THE REQUEST: Include the line containing "lwB = [0] * n" and all lines before it, repeated exactly from the listing below, without pictures.
* * *
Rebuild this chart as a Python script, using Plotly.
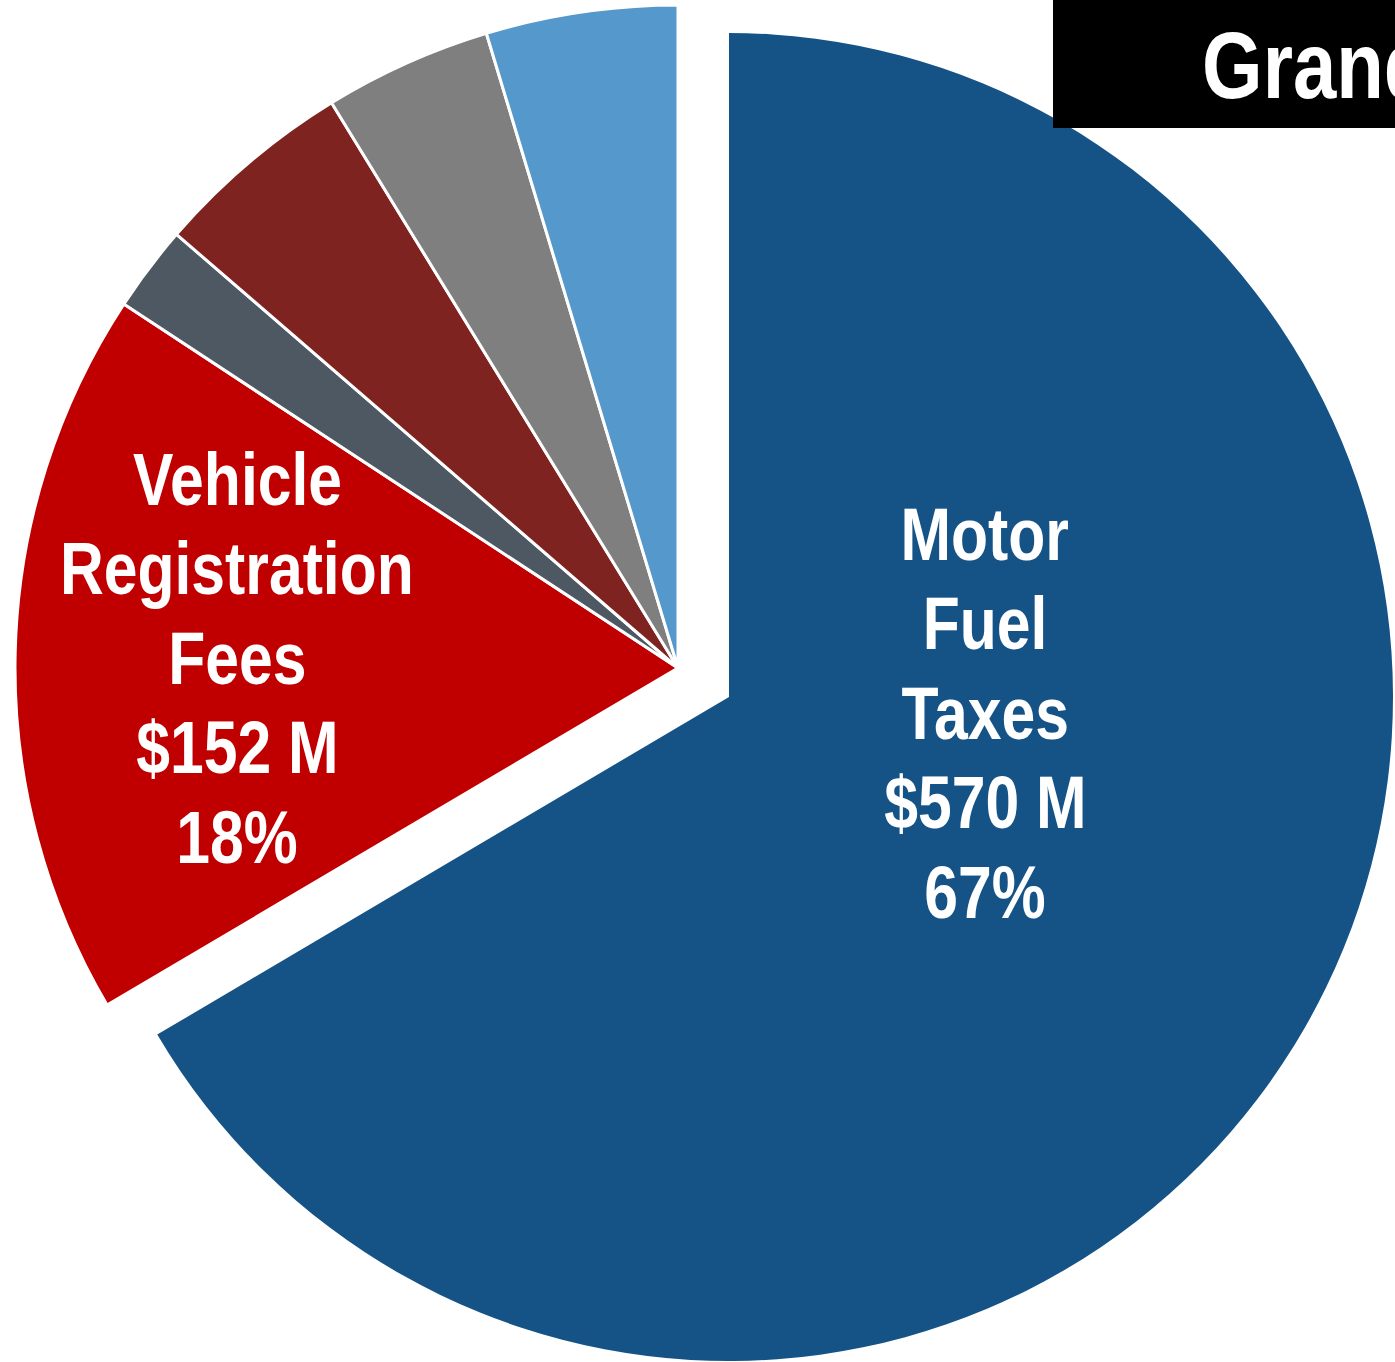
import plotly.graph_objects as go

# ---- data ----
categories = ["Motor Fuel Taxes", "Vehicle Registration Fees", "Other Fees",
              "Other Taxes", "Miscellaneous", "Federal & Other"]
label_lines = [["Motor", "Fuel", "Taxes"], ["Vehicle", "Registration", "Fees"],
               None, None, None, None]
values_musd = [570, 152, 18, 42, 35, 40]
colors = ["#155387", "#C00000", "#4E5862", "#7F2320", "#7F7F7F", "#5598CB"]
title_text = "Grand Total"

# ---- layout constants ----
W, H = 1395, 1362
FONT = "Liberation Sans, Arial, sans-serif"
base_center, base_r = (678, 668), 663      # un-pulled slices
pull_center, pull_r = (729, 697), 664      # exploded slice
pulled_index = 0
text_blocks = {0: (985, 560), 1: (237, 505)}   # center x, first baseline (px)
line_gap = 89.5
label_size = 74
title_size = 95

def domain(c, r):
    cx, cy = c
    return dict(x=[(cx - r) / W, (cx + r) / W],
                y=[(H - cy - r) / H, (H - cy + r) / H])

n = len(values_musd)
transparent = "rgba(0,0,0,0)"

colsA = [transparent if i == pulled_index else colors[i] for i in range(n)]
lineA = [transparent if i == pulled_index else "white" for i in range(n)]
colsB = [colors[i] if i == pulled_index else transparent for i in range(n)]
lwB = [0] * n

fig = go.Figure()
fig.add_trace(go.Pie(labels=categories, values=values_musd, sort=False,
                     direction="clockwise", rotation=0,
                     marker=dict(colors=colsA, line=dict(color=lineA, width=3)),
                     textinfo="none", hoverinfo="label+value+percent",
                     domain=domain(base_center, base_r), showlegend=False))
fig.add_trace(go.Pie(labels=categories, values=values_musd, sort=False,
                     direction="clockwise", rotation=0,
                     marker=dict(colors=colsB, line=dict(color="white", width=lwB)),
                     textinfo="none", hoverinfo="skip",
                     domain=domain(pull_center, pull_r), showlegend=False))

total = sum(values_musd)
annotations = []
for i, (cx, b0) in text_blocks.items():
    lines = list(label_lines[i]) + [f"${values_musd[i]} M",
                                    f"{round(100 * values_musd[i] / total)}%"]
    for k, t in enumerate(lines):
        base = b0 + k * line_gap
        yc = base - 0.3465 * label_size
        annotations.append(dict(text=t, x=cx / W, y=1 - yc / H, xref="paper", yref="paper",
                                xanchor="center", yanchor="middle", showarrow=False,
                                font=dict(family=FONT, size=label_size, color="white",
                                          weight="bold")))

# Title box (clipped at the right edge, as in the reference)
title_idx = len(annotations)
annotations.append(dict(text=f"{title_text}: ${total} M", x=1200 / W,
                        y=1 - (98 - 0.3465 * title_size) / H,
                        xref="paper", yref="paper", xanchor="left", yanchor="middle",
                        showarrow=False,
                        font=dict(family=FONT, size=title_size, color="white", weight="bold")))

fig.update_layout(
    width=W, height=H, margin=dict(l=0, r=0, t=0, b=0),
    paper_bgcolor="white", plot_bgcolor="white",
    shapes=[dict(type="rect", xref="paper", yref="paper", x0=1053 / W, x1=1.3,
                 y0=1 - 128 / H, y1=1.1, fillcolor="black", line=dict(width=0),
                 layer="above")],
    annotations=annotations,
)

# page margin reset + narrow (condensed) look for the bold labels
post = """
document.body.style.margin = '0';
var gd = document.getElementById('{plot_id}');
gd.querySelectorAll('g.annotation').forEach(function(g) {
  var t = g.querySelector('text.annotation-text');
  if (!t) return;
  t.style.transformBox = 'fill-box';
  t.style.transformOrigin = (g.getAttribute('data-index') == '%d') ? 'left center' : 'center';
  t.style.transform = 'scaleX(0.82)';
});
""" % title_idx

fig.write_html("out.html", post_script=post, config={"displayModeBar": False})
* * *
TASK OUTPUT:
Rebuild this chart as a Python script, using Plotly.
import plotly.graph_objects as go

# ---- data ----
categories = ["Motor Fuel Taxes", "Vehicle Registration Fees", "Other Fees",
              "Other Taxes", "Miscellaneous", "Federal & Other"]
label_lines = [["Motor", "Fuel", "Taxes"], ["Vehicle", "Registration", "Fees"],
               None, None, None, None]
values_musd = [570, 152, 18, 42, 35, 40]
colors = ["#155387", "#C00000", "#4E5862", "#7F2320", "#7F7F7F", "#5598CB"]
title_text = "Grand Total"

# ---- layout constants ----
W, H = 1395, 1362
FONT = "Liberation Sans, Arial, sans-serif"
base_center, base_r = (678, 668), 663      # un-pulled slices
pull_center, pull_r = (729, 697), 664      # exploded slice
pulled_index = 0
text_blocks = {0: (985, 560), 1: (237, 505)}   # center x, first baseline (px)
line_gap = 89.5
label_size = 74
title_size = 95

def domain(c, r):
    cx, cy = c
    return dict(x=[(cx - r) / W, (cx + r) / W],
                y=[(H - cy - r) / H, (H - cy + r) / H])

n = len(values_musd)
transparent = "rgba(0,0,0,0)"

colsA = [transparent if i == pulled_index else colors[i] for i in range(n)]
lineA = [transparent if i == pulled_index else "white" for i in range(n)]
colsB = [colors[i] if i == pulled_index else transparent for i in range(n)]
lwB = [0] * n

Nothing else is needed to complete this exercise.